_Directions for this task_
Restate the data word for word and leave the images out.

_Information provided_
★ ★ ★ ★

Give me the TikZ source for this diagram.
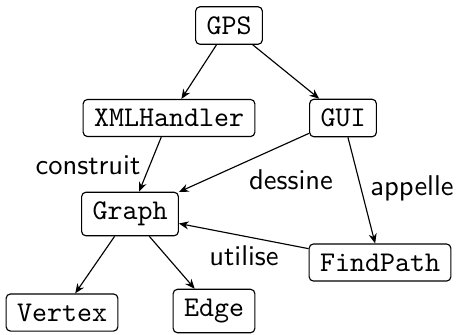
\documentclass[tikz,border=0pt]{standalone}
\usetikzlibrary{arrows.meta}
\begin{document}
\begin{tikzpicture}[x=0.35pt,y=-0.35pt,
  classbox/.style={draw,rounded corners=1.5pt,inner xsep=3.8pt,inner ysep=3.4pt,font=\ttfamily},
  rel/.style={font=\sffamily},
  dep/.style={-{Stealth[length=3.4pt,width=2.8pt]}}]
\useasboundingbox (0,0) rectangle (458,334);
% classes
\node[classbox] (gps)  at (229,25.5) {GPS};
\node[classbox] (xml)  at (169,118)  {XMLHandler};
\node[classbox] (gui)  at (343,118)  {GUI};
\node[classbox] (graph) at (130,214) {Graph};
\node[classbox] (find) at (380,262.5) {FindPath};
\node[classbox] (vert) at (62,312.5) {Vertex};
\node[classbox] (edge) at (214,311) {Edge};
% dependencies
\draw[dep] (gps) -- (xml);
\draw[dep] (gps) -- (gui);
\draw[dep] (xml) -- (graph);
\draw[dep] (gui) -- (graph);
\draw[dep] (gui) -- (find);
\draw[dep] (find) -- (graph);
\draw[dep] (graph) -- (vert);
\draw[dep] (graph) -- (edge);
% relation names
\node[rel] (lconstruit) at (88,165) {construit};
\node[rel] (ldessine) at (291,180) {dessine};
\node[rel] (lappelle) at (412,188) {appelle};
\node[rel] (lutilise) at (244,256) {utilise};
\end{tikzpicture}
\end{document}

★ ★ ★ ★

_Result of the exercise_
Give me the TikZ source for this diagram.
\documentclass[tikz,border=0pt]{standalone}
\usetikzlibrary{arrows.meta}
\begin{document}
\begin{tikzpicture}[x=0.35pt,y=-0.35pt,
  classbox/.style={draw,rounded corners=1.5pt,inner xsep=3.8pt,inner ysep=3.4pt,font=\ttfamily},
  rel/.style={font=\sffamily},
  dep/.style={-{Stealth[length=3.4pt,width=2.8pt]}}]
\useasboundingbox (0,0) rectangle (458,334);
% classes
\node[classbox] (gps)  at (229,25.5) {GPS};
\node[classbox] (xml)  at (169,118)  {XMLHandler};
\node[classbox] (gui)  at (343,118)  {GUI};
\node[classbox] (graph) at (130,214) {Graph};
\node[classbox] (find) at (380,262.5) {FindPath};
\node[classbox] (vert) at (62,312.5) {Vertex};
\node[classbox] (edge) at (214,311) {Edge};
% dependencies
\draw[dep] (gps) -- (xml);
\draw[dep] (gps) -- (gui);
\draw[dep] (xml) -- (graph);
\draw[dep] (gui) -- (graph);
\draw[dep] (gui) -- (find);
\draw[dep] (find) -- (graph);
\draw[dep] (graph) -- (vert);
\draw[dep] (graph) -- (edge);
% relation names
\node[rel] (lconstruit) at (88,165) {construit};
\node[rel] (ldessine) at (291,180) {dessine};
\node[rel] (lappelle) at (412,188) {appelle};
\node[rel] (lutilise) at (244,256) {utilise};
\end{tikzpicture}
\end{document}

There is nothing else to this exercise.